* **WHAT YOU WILL DO**
Reproduce the listing exactly, with no pictures in your copy.

* **DATA PROVIDED**
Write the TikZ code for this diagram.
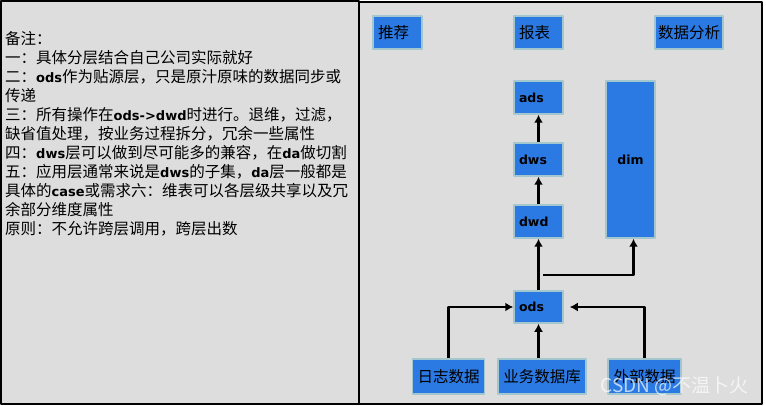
\documentclass[tikz,border=0pt]{standalone}
\usepackage{fontspec}
\setmainfont{Noto Sans CJK SC}
\newfontfamily\latfont{DejaVu Sans}
\usetikzlibrary{arrows.meta}
\definecolor{panelgray}{HTML}{DDDDDD}
\definecolor{layerblue}{HTML}{2B79E3}
\definecolor{layeredge}{HTML}{A3C7CF}
\newcommand{\en}[1]{{\latfont\bfseries\fontsize{13}{15}\selectfont #1}}

\begin{document}
\begin{tikzpicture}[x=1pt, y=-1pt, line join=round,
    panel/.style={fill=panelgray, draw=black, line width=1.8pt},
    layer/.style={fill=layerblue, draw=layeredge, line width=1.5pt,
        inner ysep=0pt, inner xsep=5pt, minimum height=33pt,
        font=\fontsize{15.5}{18}\selectfont},
    lefttext/.style={text width=39pt, align=left},
    lat/.style={font=\latfont\bfseries\fontsize{12.5}{14}\selectfont},
    arr/.style={-{Latex[length=8pt,width=9pt]}, line width=2.2pt}]

    \useasboundingbox (0,0) rectangle (766,406);
    \fill[white] (0,0) rectangle (766,406);

    % two panels: notes on the left, layers on the right
    \draw[panel] (1,1) rectangle (359,404);
    \draw[panel] (359,2) rectangle (762,404);

    % notes, one node per line
    \foreach \txt [count=\i] in {
        {备注：},
        {一：具体分层结合自己公司实际就好},
        {二：\en{ods}作为贴源层，只是原汁原味的数据同步或},
        {传递},
        {三：所有操作在\en{ods->dwd}时进行。退维，过滤，},
        {缺省值处理，按业务过程拆分，冗余一些属性},
        {四：\en{dws}层可以做到尽可能多的兼容，在\en{da}做切割},
        {五：应用层通常来说是\en{dws}的子集，\en{da}层一般都是},
        {具体的\en{case}或需求六：维表可以各层级共享以及冗},
        {余部分维度属性},
        {原则：不允许跨层调用，跨层出数}}
        \node[anchor=base west, inner sep=0pt, font=\fontsize{15.5}{18}\selectfont]
            (note\i) at (5, 45+19*\i-19) {\txt};

    % application layer
    \node[layer, lefttext] (rec) at (397.5,32.5) {推荐};
    \node[layer, lefttext] (rpt) at (538.5,32.5) {报表};
    \node[layer, text width=62pt, inner xsep=3pt, align=left] (ana) at (689,32.5) {数据分析};

    % warehouse layers
    \node[layer, lefttext, lat] (ads) at (538.5,97.5) {ads};
    \node[layer, lefttext, lat] (dws) at (538.5,159.5) {dws};
    \node[layer, lefttext, lat] (dwd) at (538.5,221.5) {dwd};
    \node[layer, lefttext, lat, minimum height=32pt] (ods) at (538.5,307) {ods};
    \node[layer, lat, minimum width=49pt, minimum height=157pt] (dim) at (630.5,159.5) {dim};

    % sources
    \node[layer, minimum width=71pt, minimum height=35pt] (log) at (448.5,376.5) {日志数据};
    \node[layer, minimum width=88pt, minimum height=35pt] (biz) at (542,376.5) {业务数据库};
    \node[layer, minimum width=73pt, minimum height=35pt] (ext) at (644.5,376.5) {外部数据};

    \draw[arr] (dws) -- (ads);
    \draw[arr] (dwd) -- (dws);
    \draw[arr] (ods) -- (dwd);
    \coordinate (fork) at (543,275);
    \draw[arr] (fork) -| ([xshift=3pt]dim.south);
    \draw[arr] (log.north) |- (ods.west);
    \draw[arr] (ods.south |- biz.north) -- (ods.south);
    \draw[arr, shorten >=6pt] (ext.north) |- (ods.east);

    \node[font=\fontsize{19}{21}\selectfont, text=white, opacity=0.7] (mark) at (674.5,386) {CSDN @不温卜火};

\end{tikzpicture}
\end{document}
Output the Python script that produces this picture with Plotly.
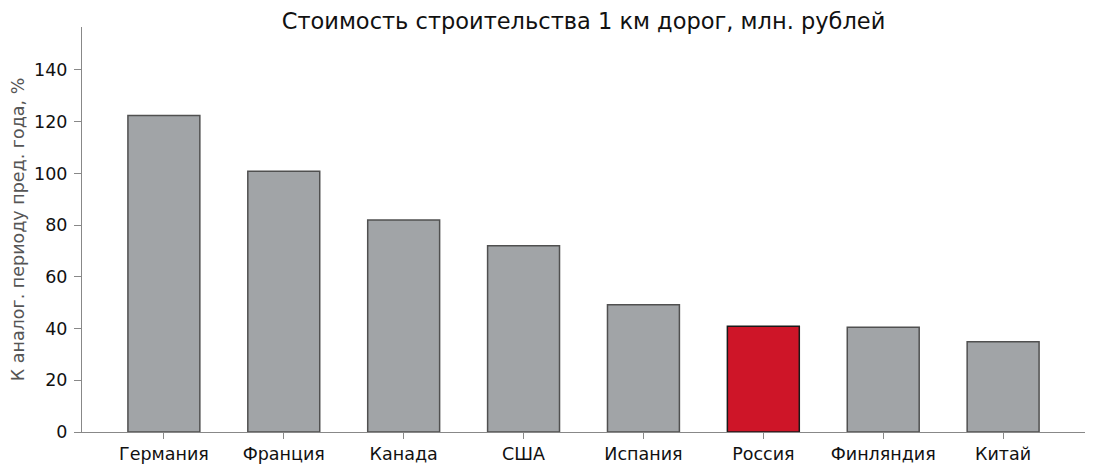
import plotly.graph_objects as go

categories = ["Германия", "Франция", "Канада", "США", "Испания", "Россия", "Финляндия", "Китай"]
values = [122.4, 100.8, 82.0, 72.0, 49.2, 40.9, 40.5, 34.9]
highlight = "Россия"

fill = ["#CE1528" if c == highlight else "#A1A4A7" for c in categories]
edge = ["#1A1A1A" if c == highlight else "#505050" for c in categories]

fig = go.Figure(go.Bar(
    x=categories, y=values, width=0.6,
    marker=dict(color=fill, line=dict(color=edge, width=1.5)),
))

font = "DejaVu Sans"
# page body has an 8px margin, so the figure is offset by 8px
W, H = 1090, 466
L, R, T, B = 74, 13, 19, 42
fig.update_layout(
    width=W, height=H,
    margin=dict(l=L, r=R, t=T, b=B, autoexpand=False),
    paper_bgcolor="white", plot_bgcolor="white",
    font=dict(family=font, size=17.5, color="#111"),
    showlegend=False,
    title=dict(text="Стоимость строительства 1 км дорог, млн. рублей",
               x=(L + (W - R)) / 2 / W, xanchor="center", y=1 - 13 / H, yanchor="middle",
               font=dict(family=font, size=22.5, color="#111")),
    xaxis=dict(range=[-0.683, 7.683], showline=True, linecolor="#888", linewidth=1,
               ticks="outside", tickcolor="#888", ticklen=6, showgrid=False,
               tickfont=dict(size=17.5)),
    yaxis=dict(range=[0, 156.6], showline=True, linecolor="#888", linewidth=1,
               ticks="outside", tickcolor="#888", ticklen=7, showgrid=False, zeroline=False,
               ticklabelstandoff=3,
               tickvals=[0, 20, 40, 60, 80, 100, 120, 140], tickfont=dict(size=17.5),
               title=dict(text="К аналог. периоду пред. года, %", standoff=6,
                          font=dict(size=17.5, color="#555"))),
)

fig.write_html("out.html")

* **ANSWER TO THE TASK**
Write the TikZ code for this diagram.
\documentclass[tikz,border=0pt]{standalone}
\usepackage{fontspec}
\setmainfont{Noto Sans CJK SC}
\newfontfamily\latfont{DejaVu Sans}
\usetikzlibrary{arrows.meta}
\definecolor{panelgray}{HTML}{DDDDDD}
\definecolor{layerblue}{HTML}{2B79E3}
\definecolor{layeredge}{HTML}{A3C7CF}
\newcommand{\en}[1]{{\latfont\bfseries\fontsize{13}{15}\selectfont #1}}

\begin{document}
\begin{tikzpicture}[x=1pt, y=-1pt, line join=round,
    panel/.style={fill=panelgray, draw=black, line width=1.8pt},
    layer/.style={fill=layerblue, draw=layeredge, line width=1.5pt,
        inner ysep=0pt, inner xsep=5pt, minimum height=33pt,
        font=\fontsize{15.5}{18}\selectfont},
    lefttext/.style={text width=39pt, align=left},
    lat/.style={font=\latfont\bfseries\fontsize{12.5}{14}\selectfont},
    arr/.style={-{Latex[length=8pt,width=9pt]}, line width=2.2pt}]

    \useasboundingbox (0,0) rectangle (766,406);
    \fill[white] (0,0) rectangle (766,406);

    % two panels: notes on the left, layers on the right
    \draw[panel] (1,1) rectangle (359,404);
    \draw[panel] (359,2) rectangle (762,404);

    % notes, one node per line
    \foreach \txt [count=\i] in {
        {备注：},
        {一：具体分层结合自己公司实际就好},
        {二：\en{ods}作为贴源层，只是原汁原味的数据同步或},
        {传递},
        {三：所有操作在\en{ods->dwd}时进行。退维，过滤，},
        {缺省值处理，按业务过程拆分，冗余一些属性},
        {四：\en{dws}层可以做到尽可能多的兼容，在\en{da}做切割},
        {五：应用层通常来说是\en{dws}的子集，\en{da}层一般都是},
        {具体的\en{case}或需求六：维表可以各层级共享以及冗},
        {余部分维度属性},
        {原则：不允许跨层调用，跨层出数}}
        \node[anchor=base west, inner sep=0pt, font=\fontsize{15.5}{18}\selectfont]
            (note\i) at (5, 45+19*\i-19) {\txt};

    % application layer
    \node[layer, lefttext] (rec) at (397.5,32.5) {推荐};
    \node[layer, lefttext] (rpt) at (538.5,32.5) {报表};
    \node[layer, text width=62pt, inner xsep=3pt, align=left] (ana) at (689,32.5) {数据分析};

    % warehouse layers
    \node[layer, lefttext, lat] (ads) at (538.5,97.5) {ads};
    \node[layer, lefttext, lat] (dws) at (538.5,159.5) {dws};
    \node[layer, lefttext, lat] (dwd) at (538.5,221.5) {dwd};
    \node[layer, lefttext, lat, minimum height=32pt] (ods) at (538.5,307) {ods};
    \node[layer, lat, minimum width=49pt, minimum height=157pt] (dim) at (630.5,159.5) {dim};

    % sources
    \node[layer, minimum width=71pt, minimum height=35pt] (log) at (448.5,376.5) {日志数据};
    \node[layer, minimum width=88pt, minimum height=35pt] (biz) at (542,376.5) {业务数据库};
    \node[layer, minimum width=73pt, minimum height=35pt] (ext) at (644.5,376.5) {外部数据};

    \draw[arr] (dws) -- (ads);
    \draw[arr] (dwd) -- (dws);
    \draw[arr] (ods) -- (dwd);
    \coordinate (fork) at (543,275);
    \draw[arr] (fork) -| ([xshift=3pt]dim.south);
    \draw[arr] (log.north) |- (ods.west);
    \draw[arr] (ods.south |- biz.north) -- (ods.south);
    \draw[arr, shorten >=6pt] (ext.north) |- (ods.east);

    \node[font=\fontsize{19}{21}\selectfont, text=white, opacity=0.7] (mark) at (674.5,386) {CSDN @不温卜火};

\end{tikzpicture}
\end{document}
Output the Python script that produces this picture with Plotly.
import plotly.graph_objects as go

categories = ["Германия", "Франция", "Канада", "США", "Испания", "Россия", "Финляндия", "Китай"]
values = [122.4, 100.8, 82.0, 72.0, 49.2, 40.9, 40.5, 34.9]
highlight = "Россия"

fill = ["#CE1528" if c == highlight else "#A1A4A7" for c in categories]
edge = ["#1A1A1A" if c == highlight else "#505050" for c in categories]

fig = go.Figure(go.Bar(
    x=categories, y=values, width=0.6,
    marker=dict(color=fill, line=dict(color=edge, width=1.5)),
))

font = "DejaVu Sans"
# page body has an 8px margin, so the figure is offset by 8px
W, H = 1090, 466
L, R, T, B = 74, 13, 19, 42
fig.update_layout(
    width=W, height=H,
    margin=dict(l=L, r=R, t=T, b=B, autoexpand=False),
    paper_bgcolor="white", plot_bgcolor="white",
    font=dict(family=font, size=17.5, color="#111"),
    showlegend=False,
    title=dict(text="Стоимость строительства 1 км дорог, млн. рублей",
               x=(L + (W - R)) / 2 / W, xanchor="center", y=1 - 13 / H, yanchor="middle",
               font=dict(family=font, size=22.5, color="#111")),
    xaxis=dict(range=[-0.683, 7.683], showline=True, linecolor="#888", linewidth=1,
               ticks="outside", tickcolor="#888", ticklen=6, showgrid=False,
               tickfont=dict(size=17.5)),
    yaxis=dict(range=[0, 156.6], showline=True, linecolor="#888", linewidth=1,
               ticks="outside", tickcolor="#888", ticklen=7, showgrid=False, zeroline=False,
               ticklabelstandoff=3,
               tickvals=[0, 20, 40, 60, 80, 100, 120, 140], tickfont=dict(size=17.5),
               title=dict(text="К аналог. периоду пред. года, %", standoff=6,
                          font=dict(size=17.5, color="#555"))),
)

fig.write_html("out.html")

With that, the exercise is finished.